My Commentary last Thursday 28 Sept questioned whether the “agreement” between Turnbull and three big gas exporters to have the latter supply additional gas domestically has solved the gas crisis. Yesterday the media took up the issue, with an editorial in Weekend Australian suggesting that Turnbull has made
“an interim breakthrough this week when Australia’s three big gas exporters agreed to fix the ‘emergency’ shortfall that threatens to send prices soaring and shut down factories. A formal agreement in the coming week with Santos, Origin Energy and Shell appears likely to avert dire shortages next year and in 2019. The deal will avoid the need for the government to impose drastic controls on overseas shipments” (see Oz Editorial on Energy Crisis)
It remains to be seen whether the four parties agree on an arrangement that is, as reported, to be both legally binding and meaningful.

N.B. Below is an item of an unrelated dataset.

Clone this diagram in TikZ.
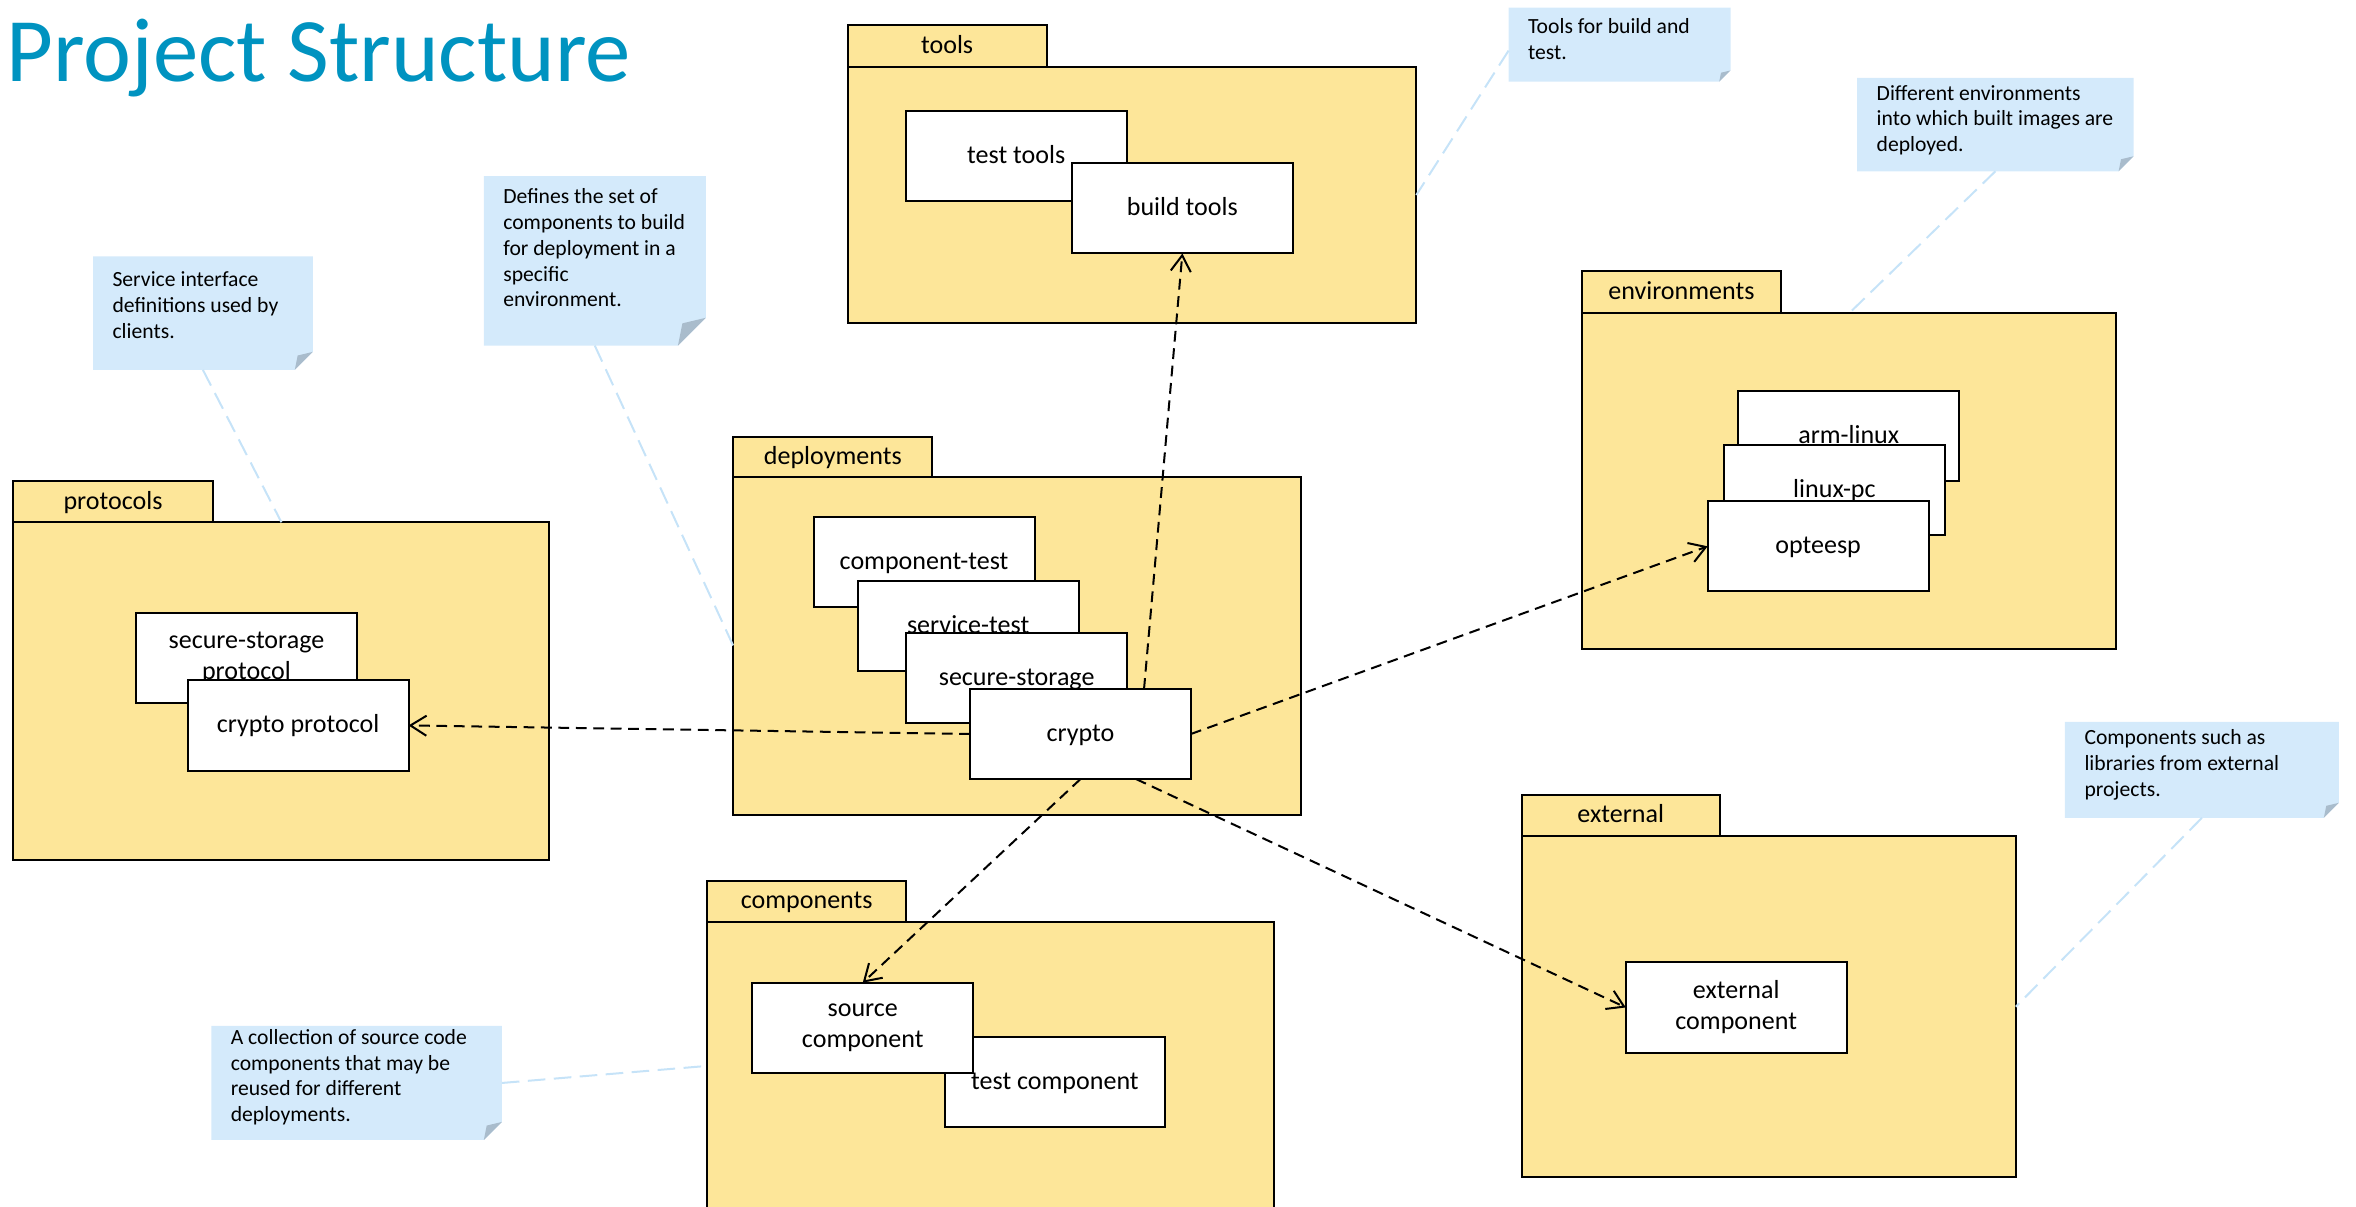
\documentclass[tikz,border=0pt]{standalone}
\usepackage{fontspec}
\setmainfont{Carlito}
\usetikzlibrary{arrows.meta,calc}
\definecolor{pkgfill}{HTML}{FDE699}
\definecolor{notefill}{HTML}{D4EAFB}
\definecolor{flapcol}{HTML}{A9BCCC}
\definecolor{notelink}{HTML}{C6E3F8}
\definecolor{titleblue}{HTML}{0093C0}
\newdimen\un \un=0.75pt
\newcommand\notetext[4]{\parbox[t][#2\un][t]{#1\un}{\raggedright\leftskip=13\un\relax\vspace*{\dimexpr #3\un-12pt\relax}\rule{0pt}{12pt}#4}}
\begin{document}
\begin{tikzpicture}[x=0.75pt,y=-0.75pt,
  sz/.style 2 args={minimum width=#1*0.75pt, minimum height=#2*0.75pt},
  pkgbody/.style={draw=black, fill=pkgfill, line width=1pt, inner sep=0pt, outer sep=0pt, anchor=north west},
  pkgtab/.style={pkgbody, font=\fontsize{13}{15.5}\selectfont, text height=9.75pt, text depth=2.25pt},
  comp/.style={draw=black, fill=white, line width=1pt, inner sep=0pt, outer sep=0pt, anchor=north west,
    font=\fontsize{13}{15.5}\selectfont, align=center, minimum width=147*0.75pt, minimum height=60*0.75pt},
  comp1/.style={comp, text height=9.75pt, text depth=2.25pt},
  note/.style={inner sep=0pt, outer sep=0pt, anchor=north west, fill=white, font=\fontsize{10.8}{12.9}\selectfont,
    path picture={
      \fill[notefill] (path picture bounding box.north west) -- (path picture bounding box.north east)
        -- ($(path picture bounding box.south east)+(0,-#1)$) -- ($(path picture bounding box.south east)+(-#1,0)$)
        -- (path picture bounding box.south west) -- cycle;
      \fill[flapcol] ($(path picture bounding box.south east)+(0,-#1)$)
        -- ($(path picture bounding box.south east)+(-0.84*#1,-0.8*#1)$)
        -- ($(path picture bounding box.south east)+(-#1,0)$) -- cycle;}},
  notelinkst/.style={draw=notelink, line width=1pt, dash pattern=on 8.8pt off 4.2pt},
  dep/.style={draw=black, line width=1pt, dash pattern=on 5.4pt off 3.3pt, -{Straight Barb[length=8pt,width=10pt]}}
]
\useasboundingbox (0,0) rectangle (1568,803.3);
\node[anchor=base west, inner sep=0pt, text=titleblue, font=\fontsize{45.3}{54}\selectfont] (title) at (4,54.4) {Project Structure};

% tools
\node[pkgbody, sz={378.5}{170.8}] (toolsbody) at (564.1,44.4) {};
\node[pkgtab, sz={132.5}{28}] (toolstab) at (564.1,16.4) {tools};
\node[comp1] (testtools) at (602.8,73.7) {test tools};
\node[comp1] (buildtools) at (713.4,108.7) {build tools};

% environments
\node[pkgbody, sz={355.7}{223.7}] (envbody) at (1052.8,208.5) {};
\node[pkgtab, sz={132.4}{28.2}] (envtab) at (1052.8,180.3) {environments};
\node[comp1] (armlinux) at (1156.9,260.4) {arm-linux};
\node[comp1] (linuxpc) at (1147.4,296.3) {linux-pc};
\node[comp1] (opteesp) at (1136.5,333.6) {opteesp};

% deployments
\node[pkgbody, sz={377.8}{225.2}] (depbody) at (488,317.2) {};
\node[pkgtab, sz={132.5}{26.6}] (deptab) at (488,290.6) {deployments};
\node[comp1] (comptest) at (541.5,343.9) {component-test};
\node[comp1] (servtest) at (570.8,386.7) {service-test};
\node[comp1] (secstor) at (603.1,421.3) {secure-storage};
\node[comp1] (crypto) at (645.6,458.5) {crypto};

% protocols
\node[pkgbody, sz={356.8}{225}] (protbody) at (8.9,347.6) {};
\node[pkgtab, sz={132.6}{27.6}] (prottab) at (8.9,320) {protocols};
\node[comp] (ssprot) at (90.5,407.7) {secure-storage\\protocol};
\node[comp1] (cprot) at (124.9,452.8) {crypto protocol};

% components
\node[pkgbody, sz={377.3}{195}] (compbody) at (470.8,613.8) {};
\node[pkgtab, sz={132.2}{27.7}] (comptab) at (470.8,586.1) {components};
\node[comp1] (testcomp) at (628.6,689.9) {test component};
\node[comp] (srccomp) at (500.7,654) {source\\component};

% external
\node[pkgbody, sz={328.9}{226.8}] (extbody) at (1012.7,556.6) {};
\node[pkgtab, sz={131.9}{27.8}] (exttab) at (1012.7,528.8) {external};
\node[comp] (extcomp) at (1082,640.5) {external\\component};

% notes
\node[note=12] (nserv) at (61.9,170.7) {\notetext{146.3}{75.5}{19.9}{Service interface\\definitions used by\\clients.}};
\node[note=18.5] (ndef) at (322,117.3) {\notetext{147.7}{112.7}{18.2}{Defines the set of\\components to build\\for deployment in a\\specific\\environment.}};
\node[note=7.5] (ntools) at (1004,5) {\notetext{147.7}{49.4}{17.6}{Tools for build and\\test.}};
\node[note=10] (nenv) at (1236,51.9) {\notetext{184}{62.1}{14.7}{Different environments\\into which built images are\\deployed.}};
\node[note=12] (ncoll) at (140.6,682.8) {\notetext{193.4}{75.9}{12.2}{A collection of source code\\components that may be\\reused for different\\deployments.}};
\node[note=10] (ncomps) at (1374.3,480.5) {\notetext{182.3}{63.8}{15.2}{Components such as\\libraries from external\\projects.}};

% note links
\draw[notelinkst] (nserv.south) -- (protbody.north);
\draw[notelinkst] (ndef.south) -- (depbody.west);
\draw[notelinkst] ($(ntools.west)+(0,4)$) -- (toolsbody.east);
\draw[notelinkst] (nenv.south) -- (envbody.north);
\draw[notelinkst] (ncoll.east) -- ($(compbody.north west)+(0,95.6)$);
\draw[notelinkst] (ncomps.south) -- (extbody.east);

% dependencies
\draw[dep] ($(crypto.north)+(42.3,0)$) -- (buildtools.south);
\draw[dep] (crypto.west) -- (cprot.east);
\draw[dep] (crypto.east) -- (opteesp.west);
\draw[dep] (crypto.south) -- (srccomp.north);
\draw[dep] ($(crypto.south)+(37,0)$) -- (extcomp.west);
\end{tikzpicture}
\end{document}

The Opposition (and the media) will be looking for possible holes through which the big exporters could technically escape from their apparent obligations while retaining their export contracts.
Meantime, the Weekend Australian published letters by me and another questioner arguing there is more to be done by Turnbull, particularly in regard to policies operated by the States, to overcome the potential for electricity blackouts (see Letters on Energy Policy). It was encouraging that The Australian felt able to allow my letter to say that “The commonwealth should lead the way by reducing, preferably eliminating, its policies that are forcing reductions in emissions of carbon dioxide and requiring usage of renewable”.
But the most remarkable illustration of what happens when politicians and their advisers, as well as sections of the media, get locked into beliefs and policies from which they feel unable to escape. I am referring here to the decision by South Australian Premier Weatherill to have built a set of batteries which, in the event that a blackout occurs, would supply electricity to 30,000 homes. Today’s Herald Sun has an article by Peta Credlin suggesting that the batteries will cost the SA taxpayer about $50mn and would supply that number of homes for only a little over one hour! Some say less.
She also refers to the announcement by billionaire Elon Musk (the supplier of the batteries) that, at the same time as the Turnbull Government announced the creation of a federal government space agency at last week’s International Aeronautical Congress in Adelaide, he spruiked his own space travel outfit, SpaceX, that would by 2024 have six advance ships to take trips to the moon and Mars (See Credlin on Musk’s Batteries). It is not known if Turnbull has been offered a seat!
This battery supplier also owns Tesla, which purchased Solar City last November and has agreed that Solar City pay $29.5 million to “resolve allegations that it violated the US False Claims Act by submitting inflated claims on behalf of itself and affiliated investment funds to the U.S. Department of the Treasury” (See False Claims in US by Solar City). Note that“The Section 1603 Program subsidized the renewable energy industry through cash grants to cover legitimate costs of renewable energy properties,” said Acting Assistant Attorney General Chad A. Readler of the Justice Department’s Civil Division. “This program expired, but this settlement demonstrates that the government will still hold accountable those who sought to take improper advantage of government programs at the expense of American taxpayers.”
I do not know whether there is similar legislation here but there is a considerable need for it to deal with the many False Claims based on climate policy!